With shipping capacity under pressure, ensuring that your containers are loaded aboard ship is not a small matter. FAK rates can be a very useful option in the current climate.
Although it is generally acknowledged that the shipping company and shipper have a shared interest in loading the right cargo aboard the right ship, some factors can put this consensus under pressure. The shipping company's objective when it calls at a port is clearly to fill the allocated space and obtain maximum revenue from each container. When there is no pressure on space and the container to be loaded has customs clearance, there is no real obstacle to loading. But in instances of overbooking, things are more complicated. Let us consider here how priorities are managed and what strategies are available to shippers.
1/ The nature of the goods
Refrigerated containers and dangerous materials are normally speaking given priority loading, more for operational and security reasons than commercial ones. This segment, which represents about 20% of loadings in Europe, is normally catered for, therefore.
2/ Long contracts
Regarding goods covered by long-term contracts, over and above the price paid per unit, the quality of the commercial relationship plays a major role in the likelihood of the container being loaded or not. The equation generally takes account of the value of the merchandise and the duration of the customer-client relationship. In Europe, for example, wines and spirits are generally given unofficial priority by the shipping companies.

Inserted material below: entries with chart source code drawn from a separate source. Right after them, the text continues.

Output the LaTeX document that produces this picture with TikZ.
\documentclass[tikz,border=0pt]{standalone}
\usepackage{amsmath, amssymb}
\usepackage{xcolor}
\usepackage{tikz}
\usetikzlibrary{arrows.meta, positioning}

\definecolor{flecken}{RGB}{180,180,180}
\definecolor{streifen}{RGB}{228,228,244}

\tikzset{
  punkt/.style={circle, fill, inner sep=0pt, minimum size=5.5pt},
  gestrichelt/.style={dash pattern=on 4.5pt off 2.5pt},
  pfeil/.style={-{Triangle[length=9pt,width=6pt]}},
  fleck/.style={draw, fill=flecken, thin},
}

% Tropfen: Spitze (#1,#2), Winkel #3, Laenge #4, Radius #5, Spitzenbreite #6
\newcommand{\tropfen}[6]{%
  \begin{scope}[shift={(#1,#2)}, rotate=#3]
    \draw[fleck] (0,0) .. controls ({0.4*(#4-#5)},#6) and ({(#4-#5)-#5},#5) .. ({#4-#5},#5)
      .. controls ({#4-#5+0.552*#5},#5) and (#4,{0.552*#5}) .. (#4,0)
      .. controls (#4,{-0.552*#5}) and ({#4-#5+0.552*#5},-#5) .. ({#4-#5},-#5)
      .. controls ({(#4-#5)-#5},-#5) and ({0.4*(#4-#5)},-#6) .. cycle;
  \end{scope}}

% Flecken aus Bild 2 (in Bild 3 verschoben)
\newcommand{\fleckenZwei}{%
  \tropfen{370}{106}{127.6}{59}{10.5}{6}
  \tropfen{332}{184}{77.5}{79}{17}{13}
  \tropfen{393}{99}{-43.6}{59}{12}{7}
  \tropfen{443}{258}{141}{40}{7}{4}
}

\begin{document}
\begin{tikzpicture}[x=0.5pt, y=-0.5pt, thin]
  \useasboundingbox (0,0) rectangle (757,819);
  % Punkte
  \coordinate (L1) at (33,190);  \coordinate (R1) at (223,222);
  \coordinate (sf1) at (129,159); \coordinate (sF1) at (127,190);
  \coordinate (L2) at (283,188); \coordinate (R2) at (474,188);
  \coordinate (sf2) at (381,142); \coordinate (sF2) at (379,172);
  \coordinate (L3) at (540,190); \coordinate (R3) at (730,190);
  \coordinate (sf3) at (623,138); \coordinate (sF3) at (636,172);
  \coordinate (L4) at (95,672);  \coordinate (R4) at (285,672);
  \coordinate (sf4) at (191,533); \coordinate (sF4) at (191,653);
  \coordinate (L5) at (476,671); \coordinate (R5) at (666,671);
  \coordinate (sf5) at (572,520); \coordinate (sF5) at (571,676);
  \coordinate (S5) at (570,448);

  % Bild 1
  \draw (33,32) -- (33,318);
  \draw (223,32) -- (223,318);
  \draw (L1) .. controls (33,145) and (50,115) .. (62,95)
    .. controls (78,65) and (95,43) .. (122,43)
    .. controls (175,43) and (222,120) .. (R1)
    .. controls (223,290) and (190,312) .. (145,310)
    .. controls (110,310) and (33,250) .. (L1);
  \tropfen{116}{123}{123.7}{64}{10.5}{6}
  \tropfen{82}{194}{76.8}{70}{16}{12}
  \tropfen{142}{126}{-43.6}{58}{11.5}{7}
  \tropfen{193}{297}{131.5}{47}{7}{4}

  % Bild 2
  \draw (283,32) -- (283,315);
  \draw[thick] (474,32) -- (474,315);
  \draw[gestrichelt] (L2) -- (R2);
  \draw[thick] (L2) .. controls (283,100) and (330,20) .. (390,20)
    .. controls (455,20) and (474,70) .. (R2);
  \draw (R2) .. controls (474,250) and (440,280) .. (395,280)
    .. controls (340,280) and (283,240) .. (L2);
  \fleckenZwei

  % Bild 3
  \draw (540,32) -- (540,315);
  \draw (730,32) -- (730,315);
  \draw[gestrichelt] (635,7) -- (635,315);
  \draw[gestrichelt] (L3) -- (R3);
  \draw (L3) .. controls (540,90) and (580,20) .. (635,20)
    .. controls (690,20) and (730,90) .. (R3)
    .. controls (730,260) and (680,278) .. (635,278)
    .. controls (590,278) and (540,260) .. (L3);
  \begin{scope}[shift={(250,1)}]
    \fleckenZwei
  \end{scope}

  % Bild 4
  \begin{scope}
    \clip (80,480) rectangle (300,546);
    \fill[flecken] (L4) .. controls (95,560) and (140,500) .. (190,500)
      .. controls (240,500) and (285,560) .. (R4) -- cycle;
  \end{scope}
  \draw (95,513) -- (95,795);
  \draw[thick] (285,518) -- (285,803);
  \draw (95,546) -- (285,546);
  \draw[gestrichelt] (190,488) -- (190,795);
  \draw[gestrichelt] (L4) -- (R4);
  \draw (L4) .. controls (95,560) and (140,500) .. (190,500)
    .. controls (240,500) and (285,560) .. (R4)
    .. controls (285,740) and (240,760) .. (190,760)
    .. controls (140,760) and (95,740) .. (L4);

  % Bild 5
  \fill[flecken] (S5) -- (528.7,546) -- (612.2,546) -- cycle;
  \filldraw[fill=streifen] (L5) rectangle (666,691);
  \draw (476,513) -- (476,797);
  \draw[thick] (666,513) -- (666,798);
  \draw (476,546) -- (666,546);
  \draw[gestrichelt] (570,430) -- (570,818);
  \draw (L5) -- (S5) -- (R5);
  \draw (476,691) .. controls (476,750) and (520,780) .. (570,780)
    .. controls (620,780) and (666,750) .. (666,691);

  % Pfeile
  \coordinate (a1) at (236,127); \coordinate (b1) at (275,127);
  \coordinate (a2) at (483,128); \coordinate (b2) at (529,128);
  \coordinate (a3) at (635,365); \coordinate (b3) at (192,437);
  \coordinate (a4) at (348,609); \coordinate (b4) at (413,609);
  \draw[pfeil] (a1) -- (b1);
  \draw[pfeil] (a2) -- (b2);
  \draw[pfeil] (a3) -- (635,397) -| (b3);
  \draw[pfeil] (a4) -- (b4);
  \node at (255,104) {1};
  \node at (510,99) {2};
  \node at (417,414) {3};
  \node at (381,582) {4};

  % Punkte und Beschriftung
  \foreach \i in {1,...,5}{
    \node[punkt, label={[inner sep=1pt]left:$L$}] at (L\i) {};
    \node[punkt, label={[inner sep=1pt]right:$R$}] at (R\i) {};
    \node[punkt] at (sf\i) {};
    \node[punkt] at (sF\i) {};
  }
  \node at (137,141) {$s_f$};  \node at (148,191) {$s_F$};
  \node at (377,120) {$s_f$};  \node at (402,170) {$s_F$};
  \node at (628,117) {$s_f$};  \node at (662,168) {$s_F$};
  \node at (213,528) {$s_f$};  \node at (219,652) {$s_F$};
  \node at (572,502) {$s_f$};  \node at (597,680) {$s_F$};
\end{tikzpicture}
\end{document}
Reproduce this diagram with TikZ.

3/ Freight All Kinds (FAK) rates
In this instance, cargo is charged a "spot" price. The shipping companies publish a monthly update of FAK rates. This option has been little used in recent years but should be looked at again in current market conditions by those who need to move containers for genuinely urgent reasons. For a slight surcharge and with minimum disruption to negotiated rates, the sender can present a strong claim to priority loading and in most cases obtain it, given that shipping companies are keen to prioritise operations presenting the best returns. For the shipper, this approach offers greater flexibility at a lower price than the premium programmes offered today by certain shipping companies.
4/ Premium programmes
Helped by a balance of power which currently favours the shipping companies, these VIP programmes are starting to become more common. Be careful, nevertheless: the guarantee of loading on the first available ship is linked to commitments in terms of volume and duration. This constraint really needs to be taken into account in making one's calculation, given that there is not a great deal of visibility just now regarding cargo flows. In the event that there is a shortage of equipment in any given port, however, these programmes undeniably offer greater security.
Conclusion: give preference to FAK rates
Overbooking is a market reality, which, in general, is well managed on a day-to-day basis by shipping company personnel and, with a few exceptions, is fundamentally justified, given that the shipping companies do not charge their clients for late cancellations of their reservations. It is worth recalling that 15-20% of bookings are cancelled or postponed less than eight days prior to departure. For the shipping companies, these last-minute cancellations have a direct and immediate impact on port call revenues. Shipping companies' port booking managers undergo continual evaluation on the basis of this key profitability ratio, moreover.
In the current environment, to protect yourself from the risk of seeing your container left on the quay, I recommend shippers to opt for FAK rates, to be used as required and only for containers which really need them. In my opinion, this form of micro-management offers the performance/risk management ratio so long as space is "artificially" kept under pressure.